5.3. Experimental Results on Parameter Robustness

This set of experiments demonstrates the robust current tracking control performance of the PI controller and proposed method under different motor parameters. The test conditions are the same as in Section 5.1, where the test motor is operated in the speed loop mode, and the speed reference is changed abruptly from −1500 rpm to 1500 RPM.

As can be seen from

Table 3. Experimental results of robust current tracking control with the proposed method under different motor parameter conditions when the mechanical reference speed changes abruptly from $-1500\mathrm{RPM}$ to $1500\mathrm{RPM}$.

Methods	Conditions	RMS (A)
		$i_d$	$i_q$
PI	Nominal	0.28	0.53
Proposed method		0.07	0.37
PI	50%$R_{\mathrm{s}}$	0.32	0.70
Proposed method		0.06	0.37
PI	150%$R_{\mathrm{s}}$	0.21	0.47
Proposed method		0.08	0.37
PI	50%$L_{\mathrm{d}}\left(L_{\mathrm{q}}\right)$	0.42	0.81
Proposed method		0.18	0.55
PI	150%$L_{\mathrm{d}}\left(L_{\mathrm{q}}\right)$	0.20	0.45
Proposed method		0.06	0.33

, the current following error RMS values of the proposed method under nominal motor parameters are 0.07 A for $i_d$ and 0.37 A for $i_q$. As the variation in the motor parameters, the following error RMS values of the d-axis currents remain at 0.06 A to 0.18 A. At the same time, the following error RMS values of the q-axis current present a minor difference with the variation in the parameters. Even the worst case, i.e., at 50% of $L_{\mathrm{d}}\left(L_{\mathrm{q}}\right)$, is still 0.55 A, which is only a slight performance degradation compared to 0.37 A at the nominal parameter. This indicates that the proposed method has satisfactory robust current control performance for motor parameter variations.

5.4. Experimental Results of Frequency Response

For further investigation into the dynamic performance of the proposed method, frequency response experiments of both PI and the proposed controller are realized. The load motor is removed from the mechanical coupling since free rotation is required for the test motor. Additionally, a sinusoidal signal with an amplitude of 1.85 A and a frequency from $2\mathrm{Hz}$ to $2975\mathrm{Hz}$ is injected into the q-axis current of the test motor. By collecting the response results of the current and analyzing them in comparison with the injected signal, one can obtain the closed-loop frequency response plot of the system, as shown in Figure 10. The figure shows that the closed-loop bandwidth of the conventional PI method has only $387\mathrm{rad}/\mathrm{s}$, while the proposed method increases the bandwidth to $1839\mathrm{rad}/\mathrm{s}$. Therefore, the proposed method effectively increases the bandwidth of the closed-loop system and offers sufficient current tracking capability.

5.5. Experimental Results on Computational Burden

Predictive controllers are often known for having significant computational burdens; therefore, the computational time consumed by different controllers is evaluated. By toggling the output port before and after the controller operation, the running time of PI and proposed controller are measured by an oscilloscope as shown in Figure 11. The longer the computation time, the more resources the method consumes. From the figure, it is clear that the computational time consumed by the conventional PI controller is $14\mathsf{\mu }\mathrm{s}$ while the proposed method consumes $17\mathsf{\mu }\mathrm{s}$, which is not a significant increase in time. This is because the predictive controller used in the proposed method directly computes the optimal control result without iterative solving or searching for all the available voltage vectors.

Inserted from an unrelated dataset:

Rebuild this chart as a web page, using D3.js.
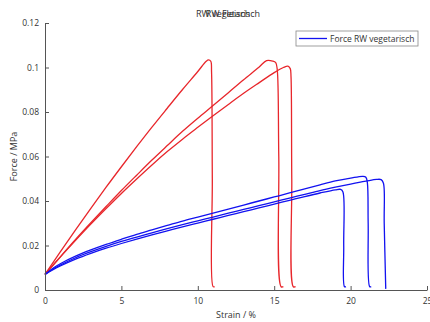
<!DOCTYPE html>
<html>
<head>
<meta charset="utf-8">
<script src="https://cdn.jsdelivr.net/npm/d3@7"></script>
<style>
  body { margin: 0; background: #fff; }
  svg { display: block; font-family: 'Open Sans', 'Noto Sans', sans-serif; }
</style>
</head>
<body>
<div id="chart"></div>
<script>
// tick values
var xTicks = [0, 5, 10, 15, 20, 25]
var yTicks = [0, 0.02, 0.04, 0.06, 0.08, 0.1, 0.12]
var titles = ['RW Fleisch', 'RW vegetarisch']
var legendLabel = 'Force RW vegetarisch'

// RW Fleisch, three samples (strain %, force MPa)
var fleisch1 = [
  [0, 0.007], [1, 0.0171], [2, 0.027], [3, 0.0367], [4, 0.0462], [5, 0.0554],
  [6, 0.0644], [7, 0.0732], [8, 0.0817], [9, 0.0901], [10, 0.0982],
  [10.55, 0.1028], [10.7, 0.1034], [10.85, 0.1028], [10.9, 0.098],
  [10.95, 0.05], [11.0, 0.0015], [11.1, 0.0015]
]
var fleisch2 = [
  [0, 0.007], [1, 0.0149], [2, 0.0227], [3, 0.0302], [4, 0.0375], [5, 0.0447],
  [6, 0.0516], [7, 0.0584], [8, 0.0649], [9, 0.0713], [10, 0.0772],
  [11, 0.0829], [12, 0.0887], [13, 0.0945], [14, 0.1001], [14.5, 0.1031],
  [14.9, 0.1029], [15.1, 0.1022], [15.2, 0.099], [15.3, 0.06],
  [15.45, 0.0015], [15.6, 0.0015]
]
var fleisch3 = [
  [0, 0.007], [1, 0.0148], [2, 0.0223], [3, 0.0296], [4, 0.0366], [5, 0.0434],
  [6, 0.0499], [7, 0.0562], [8, 0.0622], [9, 0.0678], [10, 0.0731],
  [11, 0.0783], [12, 0.0834], [13, 0.0884], [14, 0.0931], [15, 0.0977],
  [15.6, 0.1], [15.9, 0.1006], [16.05, 0.0995], [16.1, 0.096],
  [16.15, 0.05], [16.25, 0.0015], [16.4, 0.0015]
]

// RW vegetarisch, three samples
var veg1 = [
  [0, 0.007], [0.5, 0.0097], [1, 0.0118], [2, 0.0152], [3, 0.018], [4, 0.0205],
  [5, 0.0228], [6, 0.025], [7, 0.027], [8, 0.029], [9, 0.031], [10, 0.0328],
  [11, 0.0346], [12, 0.0364], [13, 0.0382], [14, 0.04], [15, 0.0418],
  [16, 0.0436], [17, 0.0455], [18, 0.0473], [19, 0.049], [20, 0.0503],
  [20.8, 0.0511], [21.0, 0.0507], [21.1, 0.048], [21.15, 0.03],
  [21.25, 0.0015], [21.35, 0.0015]
]
var veg2 = [
  [0, 0.007], [0.5, 0.0093], [1, 0.0112], [2, 0.0145], [3, 0.0172], [4, 0.0196],
  [5, 0.0218], [6, 0.0238], [7, 0.0257], [8, 0.0276], [9, 0.0294], [10, 0.0311],
  [11, 0.0328], [12, 0.0345], [13, 0.0362], [14, 0.0379], [15, 0.0396],
  [16, 0.0413], [17, 0.043], [18, 0.0447], [19, 0.0462], [20, 0.0476],
  [21, 0.0489], [21.7, 0.0497], [22.0, 0.0496], [22.15, 0.048],
  [22.2, 0.03], [22.3, 0.0005]
]
var veg3 = [
  [0, 0.007], [0.5, 0.009], [1, 0.0108], [2, 0.0139], [3, 0.0165], [4, 0.0188],
  [5, 0.0209], [6, 0.0229], [7, 0.0248], [8, 0.0266], [9, 0.0284], [10, 0.0301],
  [11, 0.0318], [12, 0.0335], [13, 0.0352], [14, 0.0369], [15, 0.0386],
  [16, 0.0403], [17, 0.042], [18, 0.0436], [19, 0.045], [19.35, 0.0452],
  [19.5, 0.044], [19.55, 0.02], [19.6, 0.0015], [19.7, 0.0015]
]

var fleischSeries = [fleisch1, fleisch2, fleisch3]
var vegSeries = [veg1, veg2, veg3]

var width = 430
var height = 322
var margin = { top: 23, right: 3, bottom: 32, left: 45 }
var w = width - margin.left - margin.right
var h = height - margin.top - margin.bottom

var svg = d3
  .select('#chart')
  .append('svg')
  .attr('width', width)
  .attr('height', height)

var g = svg
  .append('g')
  .attr('transform', 'translate(' + margin.left + ',' + margin.top + ')')

var x = d3.scaleLinear().domain([0, 25]).range([0, w])
var y = d3.scaleLinear().domain([0, 0.12]).range([h, 0])

var line = d3
  .line()
  .x(function (d) { return x(d[0]) })
  .y(function (d) { return y(d[1]) })
  .curve(d3.curveCatmullRom.alpha(0.5))

g.selectAll('.fleisch')
  .data(fleischSeries)
  .enter()
  .append('path')
  .attr('class', 'fleisch')
  .attr('d', line)
  .attr('fill', 'none')
  .attr('stroke', '#e8262b')
  .attr('stroke-width', 1.3)

g.selectAll('.veg')
  .data(vegSeries)
  .enter()
  .append('path')
  .attr('class', 'veg')
  .attr('d', line)
  .attr('fill', 'none')
  .attr('stroke', '#1212f0')
  .attr('stroke-width', 1.3)

// axes, MATLAB style ticks pointing inward
var xAxis = g
  .append('g')
  .attr('transform', 'translate(0,' + h + ')')
  .call(d3.axisBottom(x).tickValues(xTicks).tickSizeInner(-4).tickSizeOuter(0).tickPadding(6))
var yAxis = g
  .append('g')
  .call(d3.axisLeft(y).tickValues(yTicks).tickSizeInner(-4).tickSizeOuter(0).tickPadding(6)
    .tickFormat(function (d) { return d3.format('~g')(d) }))

;[xAxis, yAxis].forEach(function (a) {
  a.select('.domain').attr('stroke', '#555').attr('stroke-width', 1)
  a.selectAll('.tick line').attr('stroke', '#555')
  a.selectAll('text')
    .style('font-family', "'Open Sans', sans-serif")
    .style('font-size', '8.5px')
    .attr('fill', '#333')
})
xAxis.selectAll('text').attr('dy', '0.9em')

svg
  .append('text')
  .attr('x', 236)
  .attr('y', 318)
  .attr('text-anchor', 'middle')
  .style('font-size', '9px')
  .attr('fill', '#333')
  .text('Strain / %')

svg
  .append('text')
  .attr('transform', 'translate(17,' + (margin.top + h / 2) + ') rotate(-90)')
  .attr('text-anchor', 'middle')
  .style('font-size', '9px')
  .attr('fill', '#333')
  .text('Force / MPa')

// the two titles are drawn on top of each other
svg
  .selectAll('.title')
  .data(titles)
  .enter()
  .append('text')
  .attr('class', 'title')
  .attr('x', 228)
  .attr('y', 17)
  .attr('text-anchor', 'middle')
  .style('font-size', '9px')
  .attr('fill', '#333')
  .text(function (d) { return d })

// legend
var legend = svg.append('g').attr('transform', 'translate(296,31)')
legend
  .append('rect')
  .attr('width', 122)
  .attr('height', 15)
  .attr('fill', '#fff')
  .attr('stroke', '#888')
  .attr('stroke-width', 0.8)
legend
  .append('line')
  .attr('x1', 3)
  .attr('x2', 31)
  .attr('y1', 7.5)
  .attr('y2', 7.5)
  .attr('stroke', '#1212f0')
  .attr('stroke-width', 1.3)
legend
  .append('text')
  .attr('x', 34)
  .attr('y', 10.5)
  .style('font-size', '8.5px')
  .attr('fill', '#333')
  .text(legendLabel)
</script>
</body>
</html>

Regardless of which controller is used, there is sufficient remaining time to execute other control algorithms, such as position loop or vibration suppression, compared to a control cycle of $100\mathsf{\mu }\mathrm{s}$. Therefore, the proposed method provides better control performance without significant consumption of computational resources.

6. Discussion and Conclusions

In this paper, an extended state observer-based model predictive current controller is proposed for DTP-PMSM drives to improve the dynamic performance of the current loop. The mathematical model of the motor is briefly derived and discretized for predicting the current. In addition, the multi-step continuous control set predictive controller is derived and given to obtain an explicit solution for the optimal control voltage, which does not introduce a significant increase in computation time. In order to address the performance deterioration due to prediction errors, a robust observer-based MPCC method is designed for efficient observation of external disturbances, and the parameter design methodology of the observer is also presented. At each control period, external disturbances due to factors such as parameter inaccuracies or nonlinearities in the model are observed. At the same time, the observation results are compensated into the controller in real time after a step of prediction, which is applied to correct the prediction error. Therefore, the proposed method improves the dynamic performance and robustness to external disturbances effectively. Finally, multiple sets of experimental results are demonstrated to indicate the effectiveness of the proposed method.

Since the proposed method is based on a generalized motor model and the external disturbances are uniformly observed without loss of generality, it can be applied to DTP-PMSM at various power levels, including low-power applications, such as robotic arm joint motors or quadruped robots and high-power applications, such as electric vehicles, power trains, and other fields. As the external disturbances are uniformly observed in this study, future work can physically model some of the disturbances to reduce the observation requirements of the observer and further enhance the robust performance of the controller.